Dans une brève et sympathique préface à ce livre de Jacques Lacoursière (1932-2021), d’abord paru en 2002 et réédité en 2013, Éric Bédard rappelle avec raison que l’auteur « est resté fidèle à une historiographie […] traditionnelle, centrée sur des événements et des personnages », et cherchant « moins à expliquer qu’à raconter ».
S’il ne manque pas d’établir les liens qui unissent les péripéties de l’histoire du Québec, Jacques Lacoursière a l’art « de faire du passé une grande fresque vivante et humaine ». À la lecture des propos de raconteur et de communicateur de l’historien chevronné qu’il fut, il me semble entendre, pour ainsi dire, le réputé professeur Henri Guillemin, qui a longtemps tenu son public en haleine sur les ondes télévisuelles françaises avec sa fameuse série sur Napoléon, il y a déjà plus d’un demi-siècle.
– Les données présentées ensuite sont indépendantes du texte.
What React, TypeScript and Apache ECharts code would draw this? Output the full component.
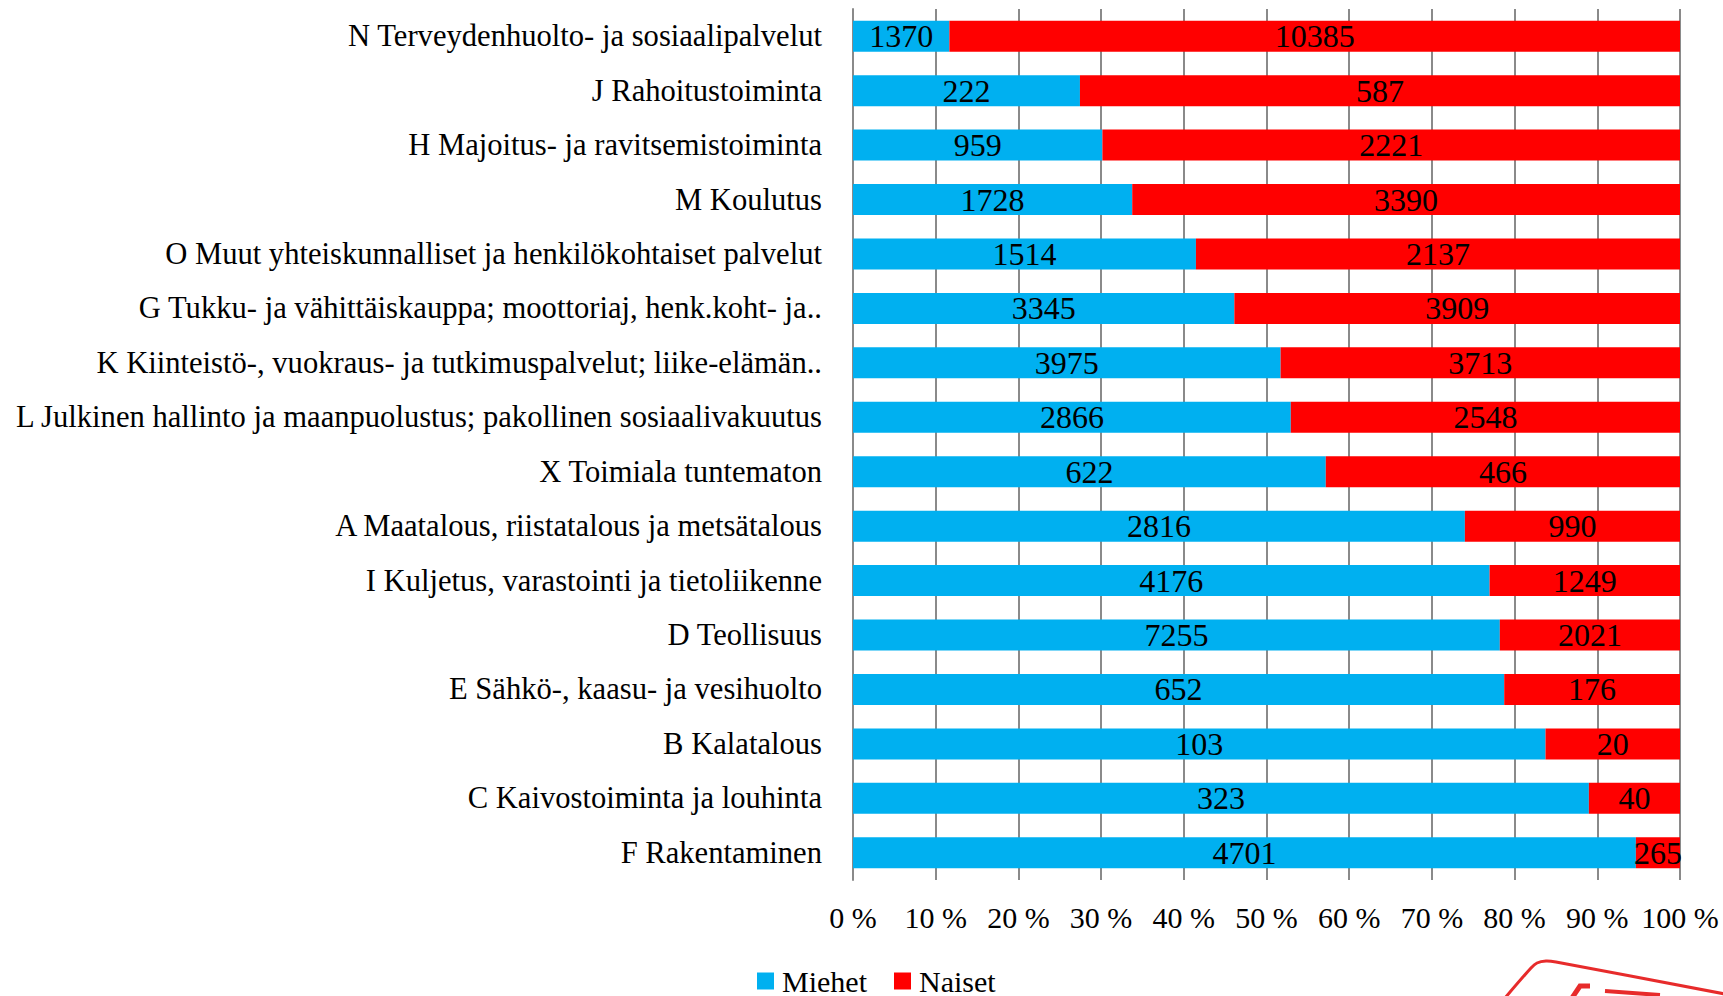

Une histoire du Québec fait avec justesse état de tous les événements marquants survenus dans la Belle Province, depuis le premier voyage de Jacques Cartier au Nouveau Monde, en 1534, jusqu’à l’aube du XXIe siècle, où l’auteur constate une division du peuple québécois quant à son avenir. Jacques Lacoursière en présente un résumé relativement succinct mais complet, en multipliant les citations pertinentes et les détails accrocheurs. On note ici les percutantes paroles du premier ministre John A. Macdonald sur le destin de Louis Riel : « Même si tous les chiens du Québec aboient en sa faveur, Riel sera pendu ». On retrouve aussi cette affirmation incendiaire du théologien Louis-Adolphe Paquet, dans son sermon du 24 juin 1902, à propos des Canadiens français, qu’il jugeait inaptes à la conduite des affaires : « Notre mission est moins de manier des capitaux que de remuer des idées ; elle consiste moins à allumer le feu des usines qu’à entretenir et à faire rayonner au loin le foyer lumineux de la religion et de la pensée ». Ailleurs, des faits concrets, souvent méconnus, voire inconnus du public, frappent l’imagination. Au XVIIe siècle, par exemple, en réponse à une question de l’évêque François de Laval, des « théologiens de la Sorbonne et [des] médecins de l’Hôtel-Dieu de Paris » concluent que « le castor est un… poisson (en raison de sa queue) » : les catholiques pouvaient donc en manger durant les jours d’abstinence qui leur étaient prescrits. Parmi les mesures de restriction adoptées après la Seconde Guerre mondiale, Jacques Lacoursière constate de même qu’il fut « défendu de fabriquer des tasses à deux anses et ce, pour économiser les matières premières » ; « les boutons aux manches de complets » durent « disparaître » pour un semblable motif. Sait-on que le toponyme « Canada », d’origine iroquoienne, signifie « amas de petites cabanes » ? Voilà des propos de conteur et de vulgarisateur qui particularisent la forme narrative de l’écrivain.
Son mentor Denis Vaugeois signe une longue postface où il raconte l’amitié et la complicité fructueuse qui a uni les deux historiens toute leur vie. Telle est, accompagnée d’illustrations, l’« édition hommage » que la maison du Septentrion rend à celui dont l’œuvre principale restera, pour la plupart des gens, sa captivante Histoire populaire du Québec, une vaste synthèse parue en cinq volumes, de 1995 à 2008.